## Problem description
Of all the lines in the records, how many hold the word "image"? Answer with the number only.

## Records shown

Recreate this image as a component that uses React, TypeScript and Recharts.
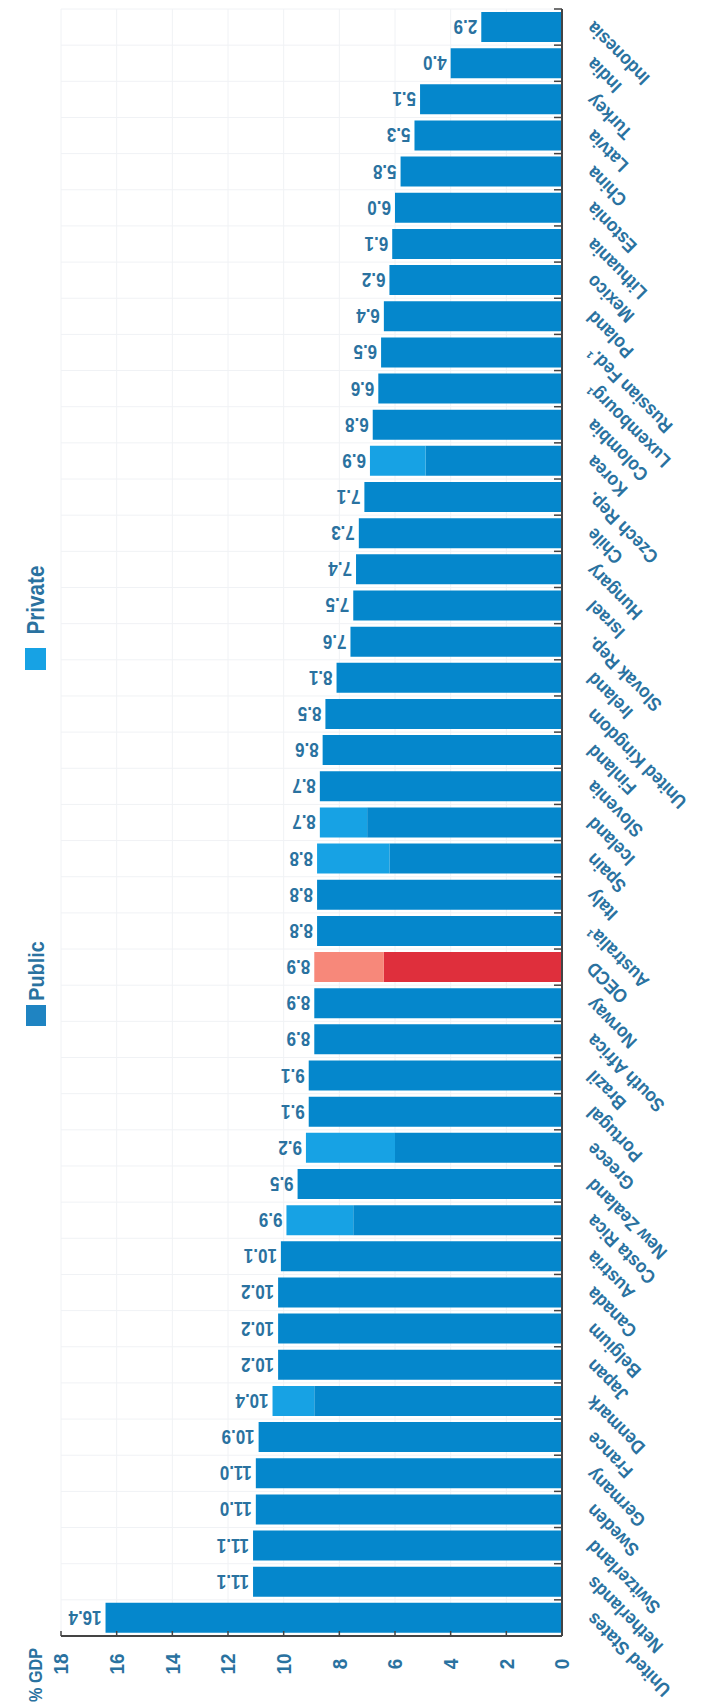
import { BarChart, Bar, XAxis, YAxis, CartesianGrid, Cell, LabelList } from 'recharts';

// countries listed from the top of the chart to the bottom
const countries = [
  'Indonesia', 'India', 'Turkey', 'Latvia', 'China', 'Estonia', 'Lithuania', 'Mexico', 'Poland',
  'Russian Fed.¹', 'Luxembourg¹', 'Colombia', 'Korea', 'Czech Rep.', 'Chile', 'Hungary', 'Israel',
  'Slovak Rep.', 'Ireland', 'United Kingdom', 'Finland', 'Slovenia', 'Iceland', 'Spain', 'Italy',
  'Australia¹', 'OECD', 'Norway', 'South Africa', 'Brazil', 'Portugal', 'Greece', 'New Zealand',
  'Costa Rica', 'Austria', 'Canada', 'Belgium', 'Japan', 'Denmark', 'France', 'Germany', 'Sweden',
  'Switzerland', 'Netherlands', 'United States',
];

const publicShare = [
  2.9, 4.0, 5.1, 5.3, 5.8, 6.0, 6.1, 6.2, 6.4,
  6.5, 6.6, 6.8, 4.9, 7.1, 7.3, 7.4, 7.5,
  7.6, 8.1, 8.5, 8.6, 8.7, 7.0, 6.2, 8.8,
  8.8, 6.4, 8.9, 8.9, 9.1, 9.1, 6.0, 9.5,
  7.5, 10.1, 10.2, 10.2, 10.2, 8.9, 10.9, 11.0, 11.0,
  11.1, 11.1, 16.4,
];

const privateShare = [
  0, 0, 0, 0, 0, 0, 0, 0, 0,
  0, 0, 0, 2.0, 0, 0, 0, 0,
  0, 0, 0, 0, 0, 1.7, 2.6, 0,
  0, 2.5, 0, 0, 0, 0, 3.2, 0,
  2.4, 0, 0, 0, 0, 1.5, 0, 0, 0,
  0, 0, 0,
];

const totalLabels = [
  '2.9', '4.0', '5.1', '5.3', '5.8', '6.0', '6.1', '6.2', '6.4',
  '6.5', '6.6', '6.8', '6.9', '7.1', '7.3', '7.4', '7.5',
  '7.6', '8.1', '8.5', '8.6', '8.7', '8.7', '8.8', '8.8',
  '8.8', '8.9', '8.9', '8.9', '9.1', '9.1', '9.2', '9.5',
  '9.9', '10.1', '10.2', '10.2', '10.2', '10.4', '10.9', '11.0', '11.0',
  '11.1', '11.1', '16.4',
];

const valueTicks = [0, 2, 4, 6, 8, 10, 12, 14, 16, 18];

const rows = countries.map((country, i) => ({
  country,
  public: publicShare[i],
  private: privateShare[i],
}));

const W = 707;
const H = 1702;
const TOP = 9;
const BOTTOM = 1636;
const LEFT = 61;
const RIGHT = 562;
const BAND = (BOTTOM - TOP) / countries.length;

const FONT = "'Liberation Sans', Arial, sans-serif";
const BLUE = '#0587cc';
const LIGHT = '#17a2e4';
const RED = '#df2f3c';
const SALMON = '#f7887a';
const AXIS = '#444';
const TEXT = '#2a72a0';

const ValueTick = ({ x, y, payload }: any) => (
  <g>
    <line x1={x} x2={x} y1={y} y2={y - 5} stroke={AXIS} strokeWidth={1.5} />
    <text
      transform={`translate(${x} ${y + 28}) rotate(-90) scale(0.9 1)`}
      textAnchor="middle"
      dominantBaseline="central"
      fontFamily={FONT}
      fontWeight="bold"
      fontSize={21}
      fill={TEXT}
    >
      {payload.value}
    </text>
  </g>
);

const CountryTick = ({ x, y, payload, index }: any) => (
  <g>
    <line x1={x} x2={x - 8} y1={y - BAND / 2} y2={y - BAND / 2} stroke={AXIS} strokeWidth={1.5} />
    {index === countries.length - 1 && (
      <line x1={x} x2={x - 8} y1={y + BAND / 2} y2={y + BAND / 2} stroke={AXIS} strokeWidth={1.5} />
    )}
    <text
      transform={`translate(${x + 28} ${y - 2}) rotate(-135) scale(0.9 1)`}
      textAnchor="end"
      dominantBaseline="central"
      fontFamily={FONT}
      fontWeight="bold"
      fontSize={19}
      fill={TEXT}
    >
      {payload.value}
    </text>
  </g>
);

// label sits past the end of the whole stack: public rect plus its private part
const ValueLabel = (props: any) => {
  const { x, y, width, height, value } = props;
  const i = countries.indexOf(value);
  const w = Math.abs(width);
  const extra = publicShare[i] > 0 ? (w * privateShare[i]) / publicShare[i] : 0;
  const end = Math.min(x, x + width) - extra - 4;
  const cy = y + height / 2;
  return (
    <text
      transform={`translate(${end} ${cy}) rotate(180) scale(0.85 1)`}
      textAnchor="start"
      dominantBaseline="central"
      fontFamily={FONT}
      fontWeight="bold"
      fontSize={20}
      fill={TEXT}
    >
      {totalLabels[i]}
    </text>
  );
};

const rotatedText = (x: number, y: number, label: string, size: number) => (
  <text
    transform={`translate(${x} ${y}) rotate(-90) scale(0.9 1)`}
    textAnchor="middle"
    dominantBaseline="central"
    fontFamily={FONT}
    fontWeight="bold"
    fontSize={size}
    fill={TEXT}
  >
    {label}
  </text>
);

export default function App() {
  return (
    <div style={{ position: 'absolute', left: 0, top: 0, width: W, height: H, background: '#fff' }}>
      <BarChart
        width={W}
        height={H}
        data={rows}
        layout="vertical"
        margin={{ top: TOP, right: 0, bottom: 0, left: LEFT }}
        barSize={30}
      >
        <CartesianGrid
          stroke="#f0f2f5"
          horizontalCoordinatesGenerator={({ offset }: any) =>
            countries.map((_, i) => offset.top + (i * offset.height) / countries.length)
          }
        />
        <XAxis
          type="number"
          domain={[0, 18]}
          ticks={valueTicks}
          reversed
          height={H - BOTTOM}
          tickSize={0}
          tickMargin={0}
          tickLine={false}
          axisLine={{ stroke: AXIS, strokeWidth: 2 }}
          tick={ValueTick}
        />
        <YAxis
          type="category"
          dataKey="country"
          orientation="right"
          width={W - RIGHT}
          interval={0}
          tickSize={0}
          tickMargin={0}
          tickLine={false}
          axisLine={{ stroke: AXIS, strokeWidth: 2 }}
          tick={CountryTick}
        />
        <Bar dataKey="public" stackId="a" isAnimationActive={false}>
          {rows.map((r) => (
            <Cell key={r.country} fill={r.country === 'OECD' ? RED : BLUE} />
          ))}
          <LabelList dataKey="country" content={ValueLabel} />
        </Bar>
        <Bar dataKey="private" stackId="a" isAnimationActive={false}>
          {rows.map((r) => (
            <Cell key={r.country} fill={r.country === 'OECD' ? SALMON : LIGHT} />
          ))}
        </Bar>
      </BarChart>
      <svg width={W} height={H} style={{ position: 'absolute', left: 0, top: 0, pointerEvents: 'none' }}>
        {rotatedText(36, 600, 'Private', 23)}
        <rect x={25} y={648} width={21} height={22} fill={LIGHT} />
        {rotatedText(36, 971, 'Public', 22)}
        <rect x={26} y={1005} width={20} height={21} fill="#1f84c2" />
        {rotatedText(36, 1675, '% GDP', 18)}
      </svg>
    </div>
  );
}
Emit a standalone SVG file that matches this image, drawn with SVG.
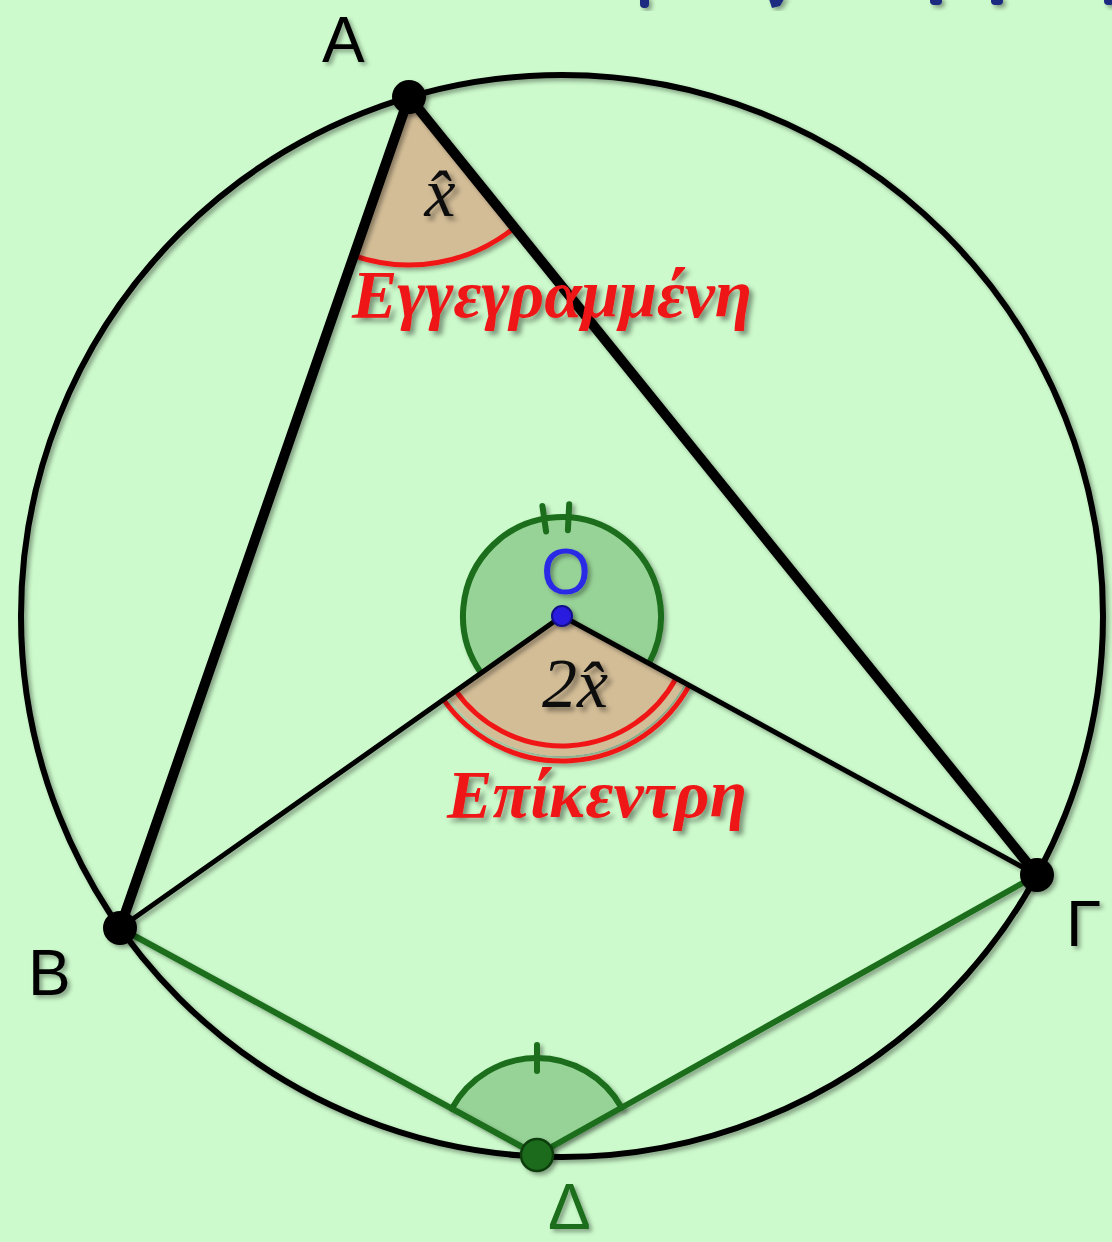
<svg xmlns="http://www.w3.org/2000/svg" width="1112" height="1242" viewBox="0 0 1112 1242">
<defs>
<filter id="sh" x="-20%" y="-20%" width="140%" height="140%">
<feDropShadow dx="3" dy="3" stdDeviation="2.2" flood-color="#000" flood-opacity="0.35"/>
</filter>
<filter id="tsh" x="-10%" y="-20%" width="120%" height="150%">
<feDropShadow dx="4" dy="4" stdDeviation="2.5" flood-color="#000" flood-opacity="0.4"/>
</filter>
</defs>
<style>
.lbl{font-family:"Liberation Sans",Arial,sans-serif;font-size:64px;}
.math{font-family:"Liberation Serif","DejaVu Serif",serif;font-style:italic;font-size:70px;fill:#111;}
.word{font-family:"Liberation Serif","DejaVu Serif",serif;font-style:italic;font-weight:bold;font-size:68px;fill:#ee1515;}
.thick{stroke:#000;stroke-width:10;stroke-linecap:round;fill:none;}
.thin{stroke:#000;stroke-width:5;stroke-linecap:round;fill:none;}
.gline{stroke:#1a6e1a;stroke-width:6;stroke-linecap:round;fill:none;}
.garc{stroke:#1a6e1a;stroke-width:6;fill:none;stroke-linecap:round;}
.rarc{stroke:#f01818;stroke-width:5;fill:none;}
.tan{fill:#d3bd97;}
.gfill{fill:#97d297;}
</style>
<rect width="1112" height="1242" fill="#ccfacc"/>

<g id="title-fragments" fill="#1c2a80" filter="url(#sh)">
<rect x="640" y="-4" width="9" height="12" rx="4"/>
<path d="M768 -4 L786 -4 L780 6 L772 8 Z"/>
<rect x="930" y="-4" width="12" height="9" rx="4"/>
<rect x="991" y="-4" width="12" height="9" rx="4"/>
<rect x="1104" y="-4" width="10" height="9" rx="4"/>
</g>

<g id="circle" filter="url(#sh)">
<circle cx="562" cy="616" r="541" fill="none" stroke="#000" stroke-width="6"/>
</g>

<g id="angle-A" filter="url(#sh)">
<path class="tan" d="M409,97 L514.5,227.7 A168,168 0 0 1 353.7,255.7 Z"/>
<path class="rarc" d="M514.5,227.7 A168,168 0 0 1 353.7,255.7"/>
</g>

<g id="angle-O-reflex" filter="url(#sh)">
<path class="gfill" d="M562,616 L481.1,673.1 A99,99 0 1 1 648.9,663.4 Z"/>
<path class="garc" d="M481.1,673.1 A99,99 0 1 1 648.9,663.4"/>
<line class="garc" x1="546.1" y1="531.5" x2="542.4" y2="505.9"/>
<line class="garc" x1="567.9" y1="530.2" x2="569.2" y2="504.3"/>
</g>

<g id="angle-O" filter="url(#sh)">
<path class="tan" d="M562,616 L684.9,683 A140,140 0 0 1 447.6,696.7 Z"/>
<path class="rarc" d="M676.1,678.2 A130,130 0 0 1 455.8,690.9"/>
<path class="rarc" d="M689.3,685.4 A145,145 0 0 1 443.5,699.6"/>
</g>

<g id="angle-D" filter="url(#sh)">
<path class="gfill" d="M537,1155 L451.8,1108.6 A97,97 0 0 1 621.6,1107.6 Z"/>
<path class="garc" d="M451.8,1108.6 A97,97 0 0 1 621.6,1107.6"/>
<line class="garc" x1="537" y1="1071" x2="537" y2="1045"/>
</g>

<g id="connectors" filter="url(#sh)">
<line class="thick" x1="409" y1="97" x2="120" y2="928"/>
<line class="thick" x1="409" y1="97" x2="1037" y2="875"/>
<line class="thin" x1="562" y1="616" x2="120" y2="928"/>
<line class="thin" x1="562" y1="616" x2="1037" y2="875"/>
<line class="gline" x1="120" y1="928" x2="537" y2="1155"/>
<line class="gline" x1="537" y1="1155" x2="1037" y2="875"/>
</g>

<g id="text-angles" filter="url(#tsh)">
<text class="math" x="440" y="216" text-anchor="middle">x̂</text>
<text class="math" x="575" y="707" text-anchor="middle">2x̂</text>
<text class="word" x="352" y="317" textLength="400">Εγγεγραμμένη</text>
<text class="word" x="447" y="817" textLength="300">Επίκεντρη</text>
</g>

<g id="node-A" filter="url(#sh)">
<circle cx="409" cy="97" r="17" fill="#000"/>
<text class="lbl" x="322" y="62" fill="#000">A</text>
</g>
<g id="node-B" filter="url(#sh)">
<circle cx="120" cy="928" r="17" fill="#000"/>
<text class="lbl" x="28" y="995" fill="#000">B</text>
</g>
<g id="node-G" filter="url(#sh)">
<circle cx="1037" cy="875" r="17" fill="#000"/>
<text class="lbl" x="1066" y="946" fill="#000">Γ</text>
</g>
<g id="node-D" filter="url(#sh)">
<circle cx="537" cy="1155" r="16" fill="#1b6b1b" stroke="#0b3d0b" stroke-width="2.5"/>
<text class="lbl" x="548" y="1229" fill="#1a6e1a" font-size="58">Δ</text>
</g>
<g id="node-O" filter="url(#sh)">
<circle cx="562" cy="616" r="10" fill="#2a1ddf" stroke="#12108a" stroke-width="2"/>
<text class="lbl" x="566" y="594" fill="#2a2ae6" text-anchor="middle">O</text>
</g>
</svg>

## Reply to the exercise
2